Like many punk bands of the time, BSY burned out in a few years, but they made a lasting impact on the Southeastern US punk scene by building up a loyal grassroots following and embracing all-ages venues in the region. To this end, BSY would play anytime, anywhere. This DIY ethic led to shows in barns, lodges, galleries, record shops and even high school theatres.

An 8-song 7-inch record posthumously released under the name Red Menace: Farewell Suburbia marked the end of the band in 1988, but BSY's missionary dedication to the punk ethic gave rise to a vibrant alternative music scene in South Carolina and spawned other original bands spanning many musical genres. In 2014, former BSY drummer Kenny Jolt created a video of the 1988 song "Police State" and posted it on YouTube.

==Vinyl Discography==

There's a Method to our Madness Various artists (1986)
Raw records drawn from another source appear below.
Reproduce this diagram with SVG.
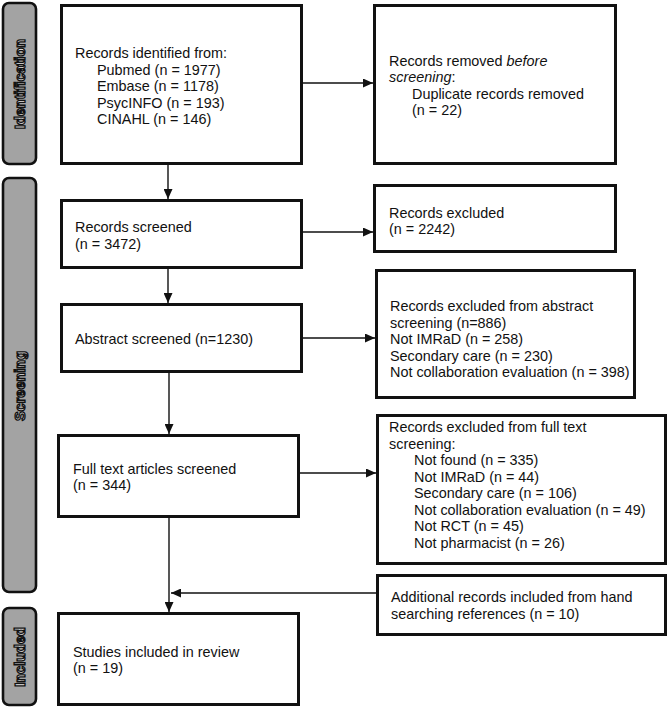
<svg xmlns="http://www.w3.org/2000/svg" width="669" height="708" viewBox="0 0 669 708">
<style>
  .box{fill:#fff;stroke:#111;stroke-width:3}
  .bar{fill:#a3a3a3;stroke:#111;stroke-width:2.6}
  .t{font-family:"Liberation Sans",Arial,sans-serif;font-size:14.4px;fill:#111}
  .lbl{font-family:"Liberation Sans",Arial,sans-serif;font-size:14.5px;font-weight:bold;fill:#fff;stroke:#111;stroke-width:1.3;text-anchor:middle}
  .c{fill:none;stroke:#111;stroke-width:1.4}
</style>
<defs>
  <marker id="ah" markerUnits="userSpaceOnUse" markerWidth="11" markerHeight="9" refX="10" refY="4.5" orient="auto">
    <path d="M0,0 L10,4.5 L0,9 z" fill="#111"/>
  </marker>
</defs>
<rect width="669" height="708" fill="#fff"/>

<g id="phase-identification">
  <rect class="bar" x="3" y="3" width="33" height="161" rx="6"/>
  <text class="lbl" transform="translate(25,84) rotate(-90)">Identification</text>
</g>
<g id="phase-screening">
  <rect class="bar" x="3" y="178" width="33" height="414" rx="6"/>
  <text class="lbl" transform="translate(25,386) rotate(-90)">Screening</text>
</g>
<g id="phase-included">
  <rect class="bar" x="3" y="608" width="33" height="97" rx="6"/>
  <text class="lbl" transform="translate(25,657) rotate(-90)">Included</text>
</g>

<g id="connectors">
  <line class="c" x1="168" y1="164" x2="168" y2="199" marker-end="url(#ah)"/>
  <line class="c" x1="302" y1="83" x2="373" y2="83" marker-end="url(#ah)"/>
  <line class="c" x1="302" y1="232" x2="373" y2="232" marker-end="url(#ah)"/>
  <line class="c" x1="168" y1="268" x2="168" y2="303" marker-end="url(#ah)"/>
  <line class="c" x1="302" y1="338" x2="375" y2="338" marker-end="url(#ah)"/>
  <line class="c" x1="169" y1="372" x2="169" y2="434" marker-end="url(#ah)"/>
  <line class="c" x1="299" y1="473" x2="376" y2="473" marker-end="url(#ah)"/>
  <line class="c" x1="169" y1="517" x2="169" y2="612" marker-end="url(#ah)"/>
  <line class="c" x1="377" y1="593" x2="171" y2="593" marker-end="url(#ah)"/>
</g>

<g id="identified">
  <rect class="box" x="61.5" y="5.5" width="240" height="158"/>
  <text class="t" x="75" y="58">Records identified from:</text>
  <text class="t" x="97" y="74.5">Pubmed (n = 1977)</text>
  <text class="t" x="97" y="91">Embase (n = 1178)</text>
  <text class="t" x="97" y="107.5">PsycINFO (n = 193)</text>
  <text class="t" x="97" y="124">CINAHL (n = 146)</text>
</g>
<g id="removed">
  <rect class="box" x="374.5" y="5.5" width="241" height="158"/>
  <text class="t" x="389" y="65.5">Records removed <tspan font-style="italic">before</tspan></text>
  <text class="t" x="389" y="82"><tspan font-style="italic">screening</tspan>:</text>
  <text class="t" x="412" y="98.5">Duplicate records removed</text>
  <text class="t" x="412" y="115">(n = 22)</text>
</g>
<g id="screened">
  <rect class="box" x="61.5" y="200.5" width="240" height="67"/>
  <text class="t" x="75" y="232">Records screened</text>
  <text class="t" x="75" y="248.5">(n = 3472)</text>
</g>
<g id="excluded">
  <rect class="box" x="374.5" y="185.5" width="241" height="66"/>
  <text class="t" x="389" y="217.5">Records excluded</text>
  <text class="t" x="389" y="234">(n = 2242)</text>
</g>
<g id="abstract">
  <rect class="box" x="61.5" y="304.5" width="240" height="67"/>
  <text class="t" x="75" y="343.5">Abstract screened (n=1230)</text>
</g>
<g id="abstract-excluded">
  <rect class="box" x="376.5" y="270.5" width="258" height="127"/>
  <text class="t" x="390" y="311">Records excluded from abstract</text>
  <text class="t" x="390" y="327.5">screening (n=886)</text>
  <text class="t" x="390" y="344">Not IMRaD (n = 258)</text>
  <text class="t" x="390" y="360.5">Secondary care (n = 230)</text>
  <text class="t" x="390" y="377">Not collaboration evaluation (n = 398)</text>
</g>
<g id="fulltext">
  <rect class="box" x="58.5" y="435.5" width="240" height="81"/>
  <text class="t" x="73" y="473.5">Full text articles screened</text>
  <text class="t" x="73" y="490">(n = 344)</text>
</g>
<g id="fulltext-excluded">
  <rect class="box" x="377.5" y="415.5" width="288" height="148"/>
  <text class="t" x="389" y="432">Records excluded from full text</text>
  <text class="t" x="389" y="448.5">screening:</text>
  <text class="t" x="414" y="465">Not found (n = 335)</text>
  <text class="t" x="414" y="481.5">Not IMRaD (n = 44)</text>
  <text class="t" x="414" y="498">Secondary care (n = 106)</text>
  <text class="t" x="414" y="514.5">Not collaboration evaluation (n = 49)</text>
  <text class="t" x="414" y="531">Not RCT (n = 45)</text>
  <text class="t" x="414" y="547.5">Not pharmacist (n = 26)</text>
</g>
<g id="additional">
  <rect class="box" x="377.5" y="575.5" width="288" height="59"/>
  <text class="t" x="391" y="602">Additional records included from hand</text>
  <text class="t" x="391" y="618.5">searching references (n = 10)</text>
</g>
<g id="included">
  <rect class="box" x="58.5" y="613.5" width="240" height="91"/>
  <text class="t" x="73" y="656.5">Studies included in review</text>
  <text class="t" x="73" y="673">(n = 19)</text>
</g>
</svg>
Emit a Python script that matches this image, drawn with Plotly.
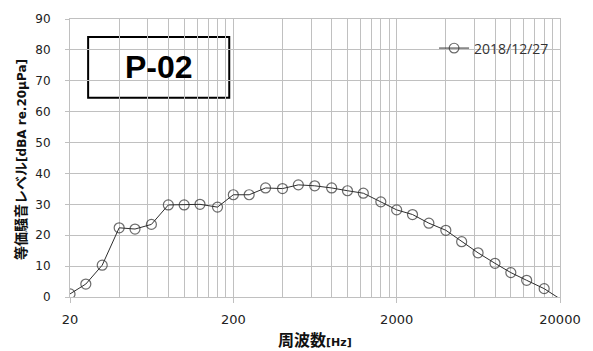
import math
import plotly.graph_objects as go

# 1/3-octave band centre frequencies [Hz]
freq = [20, 25, 31.5, 40, 50, 63, 80, 100, 125, 160, 200, 250, 315, 400, 500, 630,
        800, 1000, 1250, 1600, 2000, 2500, 3150, 4000, 5000, 6300, 8000, 10000,
        12500, 16000, 20000]
# Equivalent sound level [dBA]
level = [1.0, 4.2, 10.3, 22.4, 22.0, 23.5, 29.8, 29.8, 30.0, 29.1, 33.1, 33.1, 35.3,
         35.1, 36.3, 36.0, 35.3, 34.4, 33.6, 30.8, 28.2, 26.7, 23.9, 21.6, 17.9, 14.3,
         10.9, 7.9, 5.4, 2.7, -0.6]
series_name = "2018/12/27"
x_tick_vals = [20, 200, 2000, 20000]
x_tick_text = ["20", "200", "2000", "20000"]
y_tick_vals = list(range(0, 91, 10))
panel_label = "P-02"

# minor grid: multiples of 2 within each decade starting at 20
minor_vals = []
for dec in [20, 200, 2000]:
    for m in range(2, 10):
        minor_vals.append(dec * m)

grid = "#c0c0c0"
sizes = [10] * (len(freq) - 1) + [0]

fig = go.Figure()
fig.add_trace(go.Scatter(
    x=freq, y=level, mode="lines+markers", name=series_name,
    line=dict(color="#2e2e2e", width=1),
    marker=dict(symbol="circle-open", size=sizes, color="#2e2e2e",
                line=dict(color="#2e2e2e", width=1.2)),
))

fig.update_layout(
    width=593, height=351,
    margin=dict(l=70, r=28, t=14, b=54),
    paper_bgcolor="white", plot_bgcolor="white",
    showlegend=True,
    legend=dict(x=0.743, y=0.894, xanchor="left", yanchor="middle",
                bgcolor="rgba(0,0,0,0)",
                font=dict(family="Open Sans", size=14, color="#333333")),
    shapes=[
        dict(type="rect", xref="paper", yref="paper", x0=0.703, x1=1.0,
             y0=0.788, y1=0.989, fillcolor="white", line=dict(width=0),
             layer="between"),
        dict(type="rect", xref="paper", yref="paper", x0=0.037, x1=0.325,
             y0=0.717, y1=0.935, fillcolor="white",
             line=dict(color="black", width=2), layer="between"),
    ],
    annotations=[
        dict(text="<b>" + panel_label + "</b>", xref="paper", yref="paper",
             x=0.181, y=0.826, xanchor="center", yanchor="middle", showarrow=False,
             font=dict(family="Liberation Sans", size=32, color="black")),
        dict(text="<b>周波数</b><span style='font-family:DejaVu Sans;font-size:11px;font-weight:bold'>[Hz]</span>",
             xref="paper", yref="paper", x=0.501, y=-0.152, xanchor="center",
             yanchor="middle", showarrow=False,
             font=dict(family="Noto Sans CJK JP", size=16, color="#111111")),
        dict(text="<b>等価騒音レベル</b><span style='font-family:DejaVu Sans;font-size:12px;font-weight:bold'>[dBA re.20μPa]</span>",
             xref="paper", yref="paper", x=-0.101, y=0.495, xanchor="center",
             yanchor="middle", showarrow=False, textangle=-90,
             font=dict(family="Noto Sans CJK JP", size=14, color="#111111")),
    ],
)

fig.update_xaxes(
    type="log", range=[math.log10(20), math.log10(20000)],
    tickmode="array", tickvals=x_tick_vals, ticktext=x_tick_text,
    showgrid=True, gridcolor=grid, gridwidth=1,
    ticks="outside", ticklen=5, tickcolor=grid, ticklabelstandoff=5,
    tickfont=dict(family="DejaVu Sans", size=13, color="#222222"),
    minor=dict(tickmode="array", tickvals=minor_vals, showgrid=True,
               gridcolor=grid, gridwidth=1, ticks=""),
    showline=True, linecolor=grid, linewidth=1, mirror=True, zeroline=False,
)
fig.update_yaxes(
    range=[0, 90], tickmode="array", tickvals=y_tick_vals,
    showgrid=True, gridcolor=grid, gridwidth=1,
    ticks="outside", ticklen=4, tickcolor=grid, ticklabelstandoff=12,
    tickfont=dict(family="DejaVu Sans", size=12, color="#222222"),
    showline=True, linecolor=grid, linewidth=1, mirror=True, zeroline=False,
)

fig.write_html("out.html", config={"displayModeBar": False},
               post_script="document.body.style.margin='0px';")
U.S. release (white cover) on Phantom Records
German release (yellow cover) on
We Bite Records.

"Annihilation" (Live) '

Personnel:
- Darren Walker - Vocals
- Steve Sonic - Guitar
- John Hathaway - Guitar
- Troy Tague - Drums
- Brian Mollin - Bass
Engineered by Mike Amos, produced by BSY and Mike Amos. This track was not a live recording, and the actual title was "My Annihilation." It was recorded by Mike Amos in the basement of William's Music in Orangeburg, SC specifically for inclusion on the "Method" album.

Red Menace: Farewell Suburbia (MEP001-A) (1988)
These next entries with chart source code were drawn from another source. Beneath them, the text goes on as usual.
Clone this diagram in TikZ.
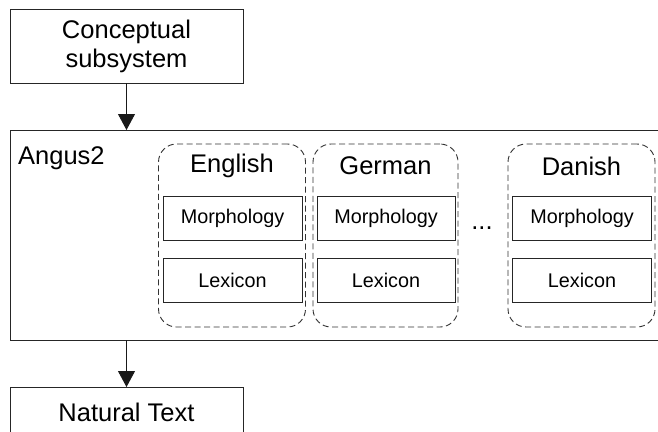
\documentclass[tikz,border=0pt]{standalone}
\usepackage{fontspec}
\setmainfont{Liberation Sans}
\usetikzlibrary{arrows.meta,calc}
\begin{document}
\begin{tikzpicture}[x=1pt,y=-1pt,
  box/.style={draw=black!85,line width=0.9pt,rectangle,inner sep=0pt,outer sep=0pt},
  bigtext/.style={font=\fontsize{25.5}{29}\selectfont},
  smalltext/.style={font=\fontsize{19.8}{23}\selectfont},
  langgroup/.style={draw=black!80,line width=0.9pt,dashed,dash pattern=on 6pt off 3.5pt,rounded corners=18pt,rectangle,inner sep=0pt,outer sep=0pt,minimum width=147pt,minimum height=183pt},
  subbox/.style={box,minimum width=139pt,minimum height=44pt,smalltext},
  flow/.style={draw=black!90,line width=0.9pt,-{Triangle[length=16pt,width=17pt]}}]
\useasboundingbox (0,0) rectangle (658,431);
% top box
\node[box,minimum width=233pt,minimum height=74pt,bigtext,align=center] (concept) at (126.5,46) {Conceptual\\subsystem};
% big Angus2 box (right edge outside the picture)
\node[box,minimum width=680pt,minimum height=210pt] (angus) at (350,235) {};
\node[bigtext,anchor=west,inner sep=0pt] (anguslabel) at (18,158) {Angus2};
% language groups
\node[langgroup] (eng) at (232,235.5) {};
\node[langgroup,minimum width=145pt] (ger) at (385.5,235.5) {};
\node[langgroup] (dan) at (581.5,235.5) {};
\node[bigtext,inner sep=0pt] (engt) at (232,166) {English};
\node[bigtext,inner sep=0pt] (gert) at (385.5,166) {German};
\node[bigtext,inner sep=0pt] (dant) at (581.5,166) {Danish};
\node[subbox] (engm) at (232.5,218) {Morphology};
\node[subbox] (engl) at (232.5,280) {Lexicon};
\node[subbox,minimum width=138pt] (germ) at (386,218) {Morphology};
\node[subbox,minimum width=138pt] (gerl) at (386,280) {Lexicon};
\node[subbox] (danm) at (582,218) {Morphology};
\node[subbox] (danl) at (582,280) {Lexicon};
\node[bigtext,inner sep=0pt] (dots) at (482,228) {...};
% bottom box
\node[box,minimum width=233pt,minimum height=74pt,bigtext,anchor=north] (natural) at (126.5,387) {};
\node[bigtext,inner sep=0pt] (naturalt) at (126.5,412) {Natural Text};
% arrows
\draw[flow] (concept.south) -- (concept.south |- angus.north);
\draw[flow] (concept.south |- angus.south) -- (natural.north);
\end{tikzpicture}
\end{document}
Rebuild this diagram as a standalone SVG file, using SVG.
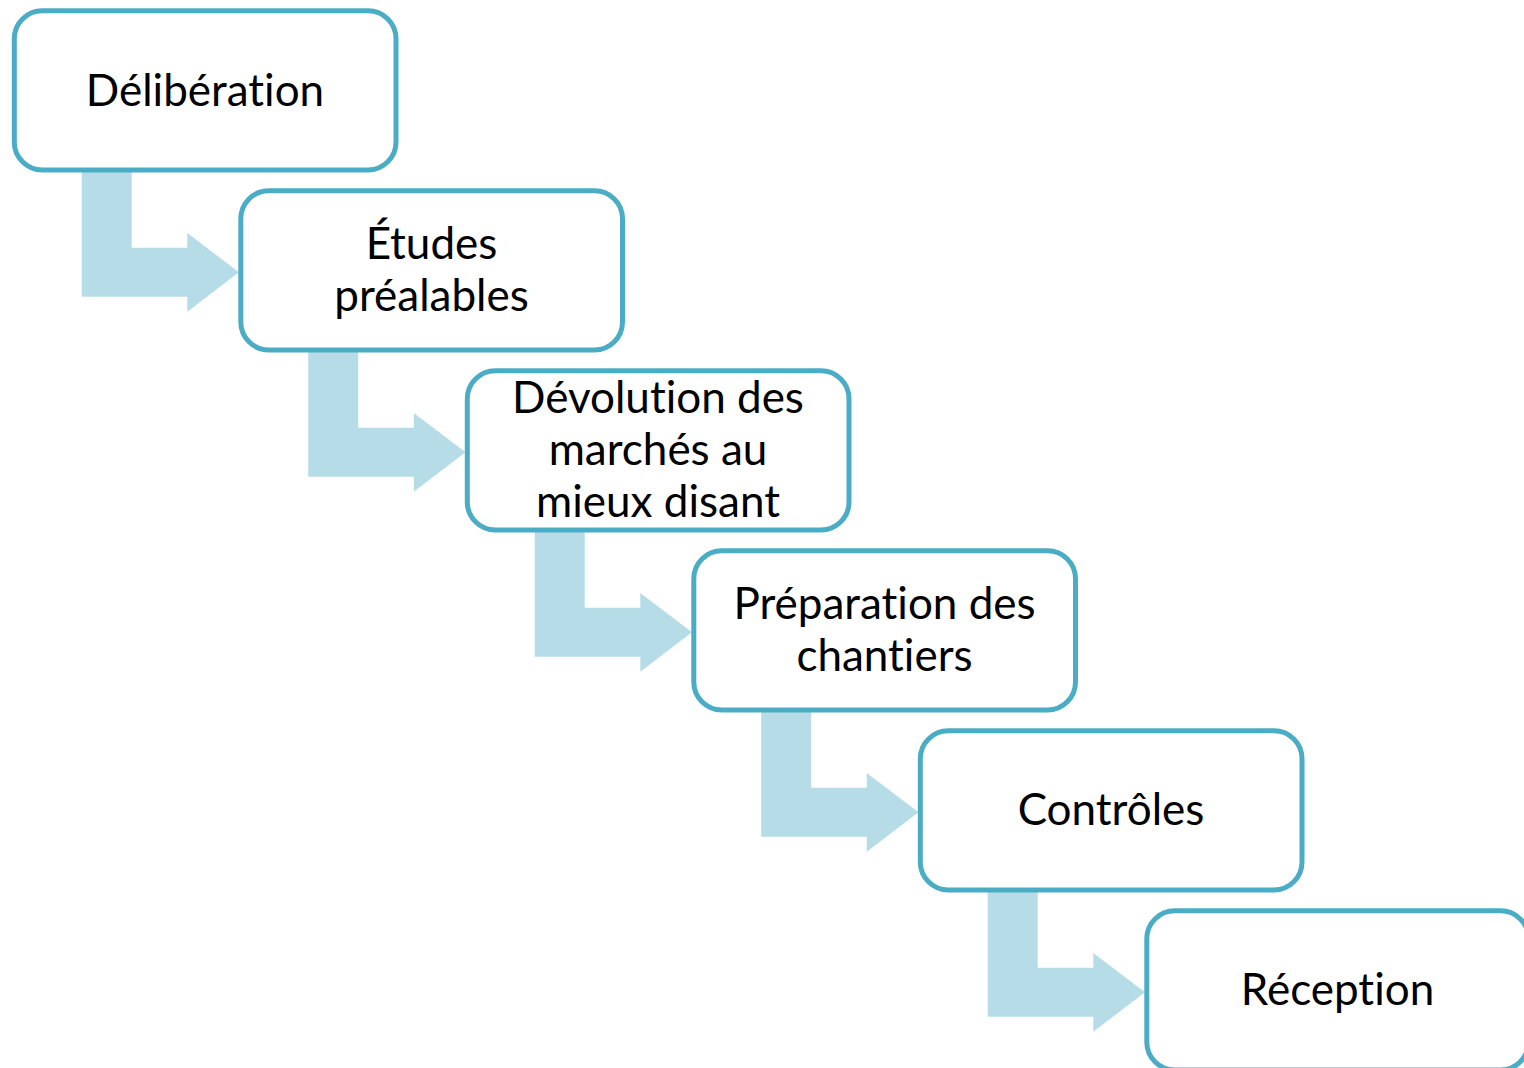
<svg xmlns="http://www.w3.org/2000/svg" width="1524" height="1068" viewBox="0 0 1524 1068">
<style>
.box{fill:#FFFFFF;stroke:#4BACC6;stroke-width:5}
.arr{fill:#B6DDE7}
text{font-family:Lato,"Liberation Sans",sans-serif;font-size:44px;fill:#000000;text-anchor:middle;font-variant-ligatures:none;font-feature-settings:"liga" 0}
</style>
<defs>
<polygon id="bend" points="0,0 50,0 50,77.7 105.6,77.7 105.6,63 157.3,102.3 105.6,141.7 105.6,126.7 0,126.7"/>
</defs>
<rect width="1524" height="1068" fill="#FFFFFF"/>
<g id="connectors">
<use href="#bend" class="arr" x="81.7" y="170"/>
<use href="#bend" class="arr" x="308.2" y="350"/>
<use href="#bend" class="arr" x="534.7" y="530"/>
<use href="#bend" class="arr" x="761.2" y="710"/>
<use href="#bend" class="arr" x="987.7" y="890"/>
</g>
<g id="node1"><rect class="box" x="14.3" y="10.7" width="381.7" height="159.3" rx="28"/><text x="205" y="106">Délibération</text></g>
<g id="node2"><rect class="box" x="240.8" y="190.7" width="381.7" height="159.3" rx="28"/><text x="431.5" y="259">Études</text><text x="431.5" y="311">préalables</text></g>
<g id="node3"><rect class="box" x="467.3" y="370.7" width="381.7" height="159.3" rx="28"/><text x="658" y="413">Dévolution des</text><text x="658" y="465">marchés au</text><text x="658" y="517">mieux disant</text></g>
<g id="node4"><rect class="box" x="693.8" y="550.7" width="381.7" height="159.3" rx="28"/><text x="884.5" y="619">Préparation des</text><text x="884.5" y="671">chantiers</text></g>
<g id="node5"><rect class="box" x="920.3" y="730.7" width="381.7" height="159.3" rx="28"/><text x="1111" y="825">Contrôles</text></g>
<g id="node6"><rect class="box" x="1146.8" y="910.7" width="381.7" height="159.3" rx="28"/><text x="1337.5" y="1005">Réception</text></g>
</svg>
7-inch EP Recorded January 31, 1988, at Sun Sound, Rock Hill, S.C. 8 track recording.
1. Contaminated
2. Driller Killer
3. Sorrow Falling
4. Faces
5. Police State
6. Evolution
7. Living In America
8. The Slide
Personnel:
- Darren Walker - Vocals
- Steve Sonic - Guitar, Backing Vocals
- John Hathaway - Guitar, Backing Vocals
- Carl Van Sewell - Bass, Backing Vocals
- Kenny "Jolt" Gillam - Drums, Backing Vocals
Engineered by Jake Hunter, produced by Red Menace and Jake Hunter Cover layout by Jerry Axson.